Going forward I encourage all bootstrapping entrepreneurs to be patient, to
keep an eye on the peripherals and to maintain discipline by consistently ask
ourselves these really tough 20 questions (I find the YouTube video to be
inspiring). This is not a race. When my son and I climbed Kilimanjaro last
year, the porters would constantly sing in Swahili, "Haraka haraka haina
baraka, Pole pole ndio mwendo", meaning "hurry hurry has no blessing, slowly
slowly the world moves." Sounds about right. I also hope that you enjoy the
following which is Part I of my two-part trip report. Good luck, everyone.

[http://www.startupforless.org/2009/09/startup-lessons-
learne...](http://www.startupforless.org/2009/09/startup-lessons-learned-
while-climbing-kilimanjaro-part-1-by-denny-k-miu.html)

------
pedalpete
It's a long video, here's the 20 questions.

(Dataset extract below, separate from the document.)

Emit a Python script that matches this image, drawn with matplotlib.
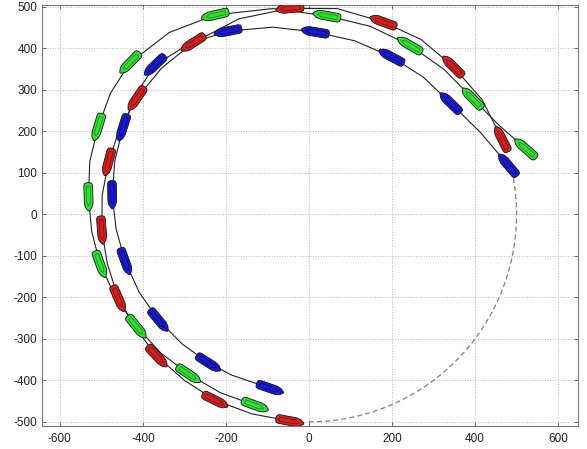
import numpy as np
import matplotlib.pyplot as plt
from matplotlib.patches import Polygon, Arc
from matplotlib.transforms import Affine2D

# trajectories; ships sit on every other point
green_x = [522, 458, 394, 325.3, 243, 147.4, 43, -87.3, -226, -336.1, -431, -478.0,
           -508, -528.0, -531, -523.4, -503, -466.0, -415, -357.6, -290, -213.4, -130]
green_y = [158, 214, 279, 348.9, 407, 452.7, 478, 495.4, 480, 438.0, 365, 291.8,
           210, 126.7, 42, -41.2, -120, -199.7, -271, -333.5, -385, -429.9, -460]

red_x = [465, 417.0, 347, 270.1, 179, 67.9, -46, -168.6, -279, -354.8, -415, -456.8,
         -483, -497.9, -499, -485.6, -459, -417.9, -366, -300.2, -226, -137.0, -46]
red_y = [181, 276.0, 356, 420.8, 463, 495.4, 496, 470.7, 413, 352.3, 279, 203.4,
         126, 46.2, -38, -119.3, -203, -274.5, -342, -399.9, -448, -480.9, -498]

blue_x = [480, 414, 341, 275.2, 199, 110.3, 15, -87.6, -195, -287.9, -371, -417.8,
          -448, -467.6, -474, -464.7, -443, -408.8, -362, -306.3, -242, -187.1, -94]
blue_y = [118, 196, 268, 330.4, 379, 417.7, 439, 450.6, 441, 411.2, 359, 287.2,
          209, 128.8, 47, -34.9, -113, -188.1, -255, -311.7, -358, -387.1, -419]

ref_radius = 500
ref_start, ref_end = -90, 11   # degrees, dashed part of the reference circle

xticks = [-600, -400, -200, 0, 200, 400, 600]
yticks = [-500, -400, -300, -200, -100, 0, 100, 200, 300, 400, 500]

plt.rcParams['font.family'] = ['Liberation Sans', 'DejaVu Sans']
plt.rcParams['axes.unicode_minus'] = False

fig = plt.figure(figsize=(5.87, 4.49), dpi=100)
ax = fig.add_axes([42 / 587, 1 - 426 / 449, 536 / 587, 421 / 449])

# ship outline (unit half length / half width), bow at +x, rounded stern
hull = np.array([(-1.0, -0.35), (-0.95, -0.8), (-0.8, -1.0), (0.45, -1.0),
                 (0.75, -0.75), (1.0, -0.15), (1.0, 0.15), (0.75, 0.75),
                 (0.45, 1.0), (-0.8, 1.0), (-0.95, 0.8), (-1.0, 0.35)])
deck = np.array([(-0.75, -0.45), (0.4, -0.45), (0.65, 0.0), (0.4, 0.45), (-0.75, 0.45)])

ax.add_patch(Arc((0, 0), 2 * ref_radius, 2 * ref_radius, theta1=ref_start, theta2=ref_end,
                 color='#808080', lw=0.9, linestyle=(0, (4, 2.5)), zorder=2))

ships = [(green_x, green_y, '#33dd33', '#168816'),
         (red_x, red_y, '#d42020', '#7a1010'),
         (blue_x, blue_y, '#1a1ad0', '#0a0a70')]

for xs, ys, face, dark in ships:
    xs, ys = np.array(xs), np.array(ys)
    ax.plot(xs, ys, color='#222222', lw=0.8, zorder=2)
    dx, dy = np.gradient(xs), np.gradient(ys)
    for i in range(0, len(xs), 2):
        ang = np.arctan2(dy[i], dx[i])
        tr = Affine2D().scale(34, 10.5).rotate(ang).translate(xs[i], ys[i]) + ax.transData
        ax.add_patch(Polygon(hull, closed=True, fc=face, ec='#111111', lw=0.6,
                             transform=tr, zorder=3))
        ax.add_patch(Polygon(deck, closed=True, fill=False, ec=dark, lw=0.5,
                             transform=tr, zorder=4))

ax.set_xlim(-643, 648)
ax.set_ylim(-510, 504)
ax.set_xticks(xticks)
ax.set_yticks(yticks)

ax.grid(True, linestyle=':', color='#b8b8b8', lw=0.7)
ax.set_axisbelow(True)
ax.tick_params(direction='in', top=True, right=True, length=3, width=0.6,
               colors='#555555', labelcolor='#222222', labelsize=8.5)
ax.tick_params(axis='x', pad=5)
for s in ax.spines.values():
    s.set_color('#777777')
    s.set_linewidth(0.8)

fig.savefig('out.png', dpi=100)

1\. What problem does this product solve?

2\. How does it solve that problem?

3\. How are the end user?

4\. Who is your revenue-supplying customer?

5\. Does the product solve a problem that end-users/revenue supplying
customers actually have?

6\. Are you sure it is a product and not just a "feature"?

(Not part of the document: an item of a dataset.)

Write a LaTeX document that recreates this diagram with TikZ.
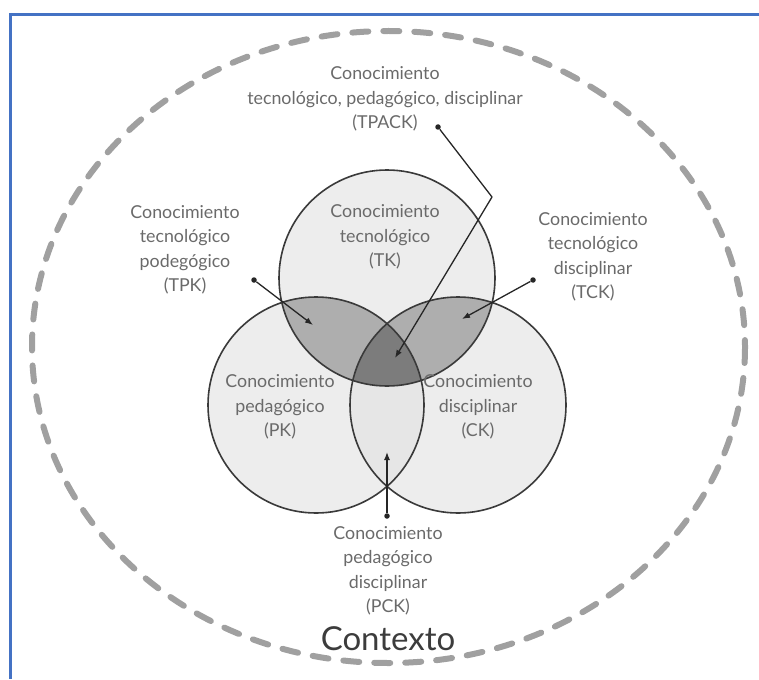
\documentclass[tikz,border=0pt]{standalone}
\usepackage{fontspec}
\setmainfont{Lato}
\usetikzlibrary{arrows.meta}
\definecolor{frameblue}{HTML}{4472C4}
\definecolor{dashgray}{HTML}{A0A0A0}
\definecolor{circfill}{HTML}{EDEDED}
\definecolor{pckfill}{HTML}{E6E6E6}
\definecolor{pairfill}{HTML}{AEAEAE}
\definecolor{centerfill}{HTML}{7C7C7C}
\definecolor{outline}{HTML}{3A3A3A}
\definecolor{txtgray}{HTML}{6A6A6A}
\definecolor{ctxgray}{HTML}{3C3C3C}
\begin{document}
\begin{tikzpicture}[x=1pt,y=-1pt,
  lbl/.style={align=center, text=txtgray, inner sep=0pt, font=\fontsize{17.8}{24.5}\selectfont},
  ctx/.style={text=ctxgray, inner sep=0pt, font=\fontsize{33}{38}\selectfont},
  ring/.style={draw=outline, line width=1.6pt},
  ctxring/.style={draw=dashgray, line width=6pt, line cap=round, dash pattern=on 16pt off 15pt},
  blueline/.style={draw=frameblue, line width=3pt},
  dotnode/.style={circle, fill=black!85, inner sep=0pt, minimum size=5.5pt},
  lead/.style={draw=black!85, line width=1.3pt, -{Latex[length=8pt,width=6pt]}},
  leadplain/.style={draw=black!85, line width=1.3pt}
]
\useasboundingbox (0,0) rectangle (759,679);
% frame
\draw[blueline] (10,14.5) -- (759,14.5);
\draw[blueline] (10,13) -- (10,679);
% context ellipse
\draw[ctxring] (388.5,347) ellipse [x radius=356.5, y radius=316];
% circles fill
\def\TK{(387,278) circle [radius=108]}
\def\PK{(316,405) circle [radius=108]}
\def\CK{(458,405) circle [radius=108]}
\fill[circfill] \TK;
\fill[circfill] \PK;
\fill[circfill] \CK;
\begin{scope}\clip \PK; \fill[pckfill] \CK; \end{scope}
\begin{scope}\clip \TK; \fill[pairfill] \PK; \fill[pairfill] \CK; \end{scope}
\begin{scope}\clip \TK; \clip \PK; \fill[centerfill] \CK; \end{scope}
\draw[ring] \TK;
\draw[ring] \PK;
\draw[ring] \CK;
% labels
\node[lbl] (tpack) at (385,99) {Conocimiento\\tecnológico, pedagógico, disciplinar\\(TPACK)};
\node[lbl] (tpk) at (185,250) {Conocimiento\\tecnológico\\podegógico\\(TPK)};
\node[lbl] (tck) at (593,257) {Conocimiento\\tecnológico\\disciplinar\\(TCK)};
\node[lbl] (tk) at (385,237) {Conocimiento\\tecnológico\\(TK)};
\node[lbl] (pk) at (280,407) {Conocimiento\\pedagógico\\(PK)};
\node[lbl] (ck) at (478,407) {Conocimiento\\disciplinar\\(CK)};
\node[lbl] (pck) at (388,571) {Conocimiento\\pedagógico\\disciplinar\\(PCK)};
\node[ctx] (contexto) at (388,639) {Contexto};
% leaders
\node[dotnode] (dtpk) at (254,280) {};
\coordinate (atpk) at (313,325);
\node[dotnode] (dtck) at (533,280) {};
\coordinate (atck) at (462,319);
\node[dotnode] (dtpack) at (438,127) {};
\coordinate (ktpack) at (492,197);
\coordinate (atpack) at (395,358);
\node[dotnode] (dpck) at (387,516) {};
\coordinate (apck) at (387,452);
\draw[lead] (dtpk) -- (atpk);
\draw[lead] (dtck) -- (atck);
\draw[leadplain] (dtpack) -- (ktpack);
\draw[lead] (ktpack) -- (atpack);
\draw[lead] (dpck) -- (apck);
\end{tikzpicture}
\end{document}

7\. Does your stuff easily fit into the way that people already work?

8\. Are you too involved in HOW you are building your product rather than WHAT
you are building?

9\. Who are the potential partners? Who are the required partners?

10\. What is the go-to-market strategy?

11\. What is your sustainable competitive advantage?

12\. Do you have a time-to-market/first mover advantage?

13\. Can you be number 1 or number 2 in this space? Who is the competition?

14\. Is there a team formed/identified with a record of successful ventures?

15\. Is there a 'soul' of the team that knows where this product AND business
is going for the next few years?

16\. Is anyone on the team insane?

17\. Are there product/technology/operations barriers to success?

18\. Are there marketing/sales barriers to success?

19\. Are there legal barriers to success?

20\. Is there an exit strategy?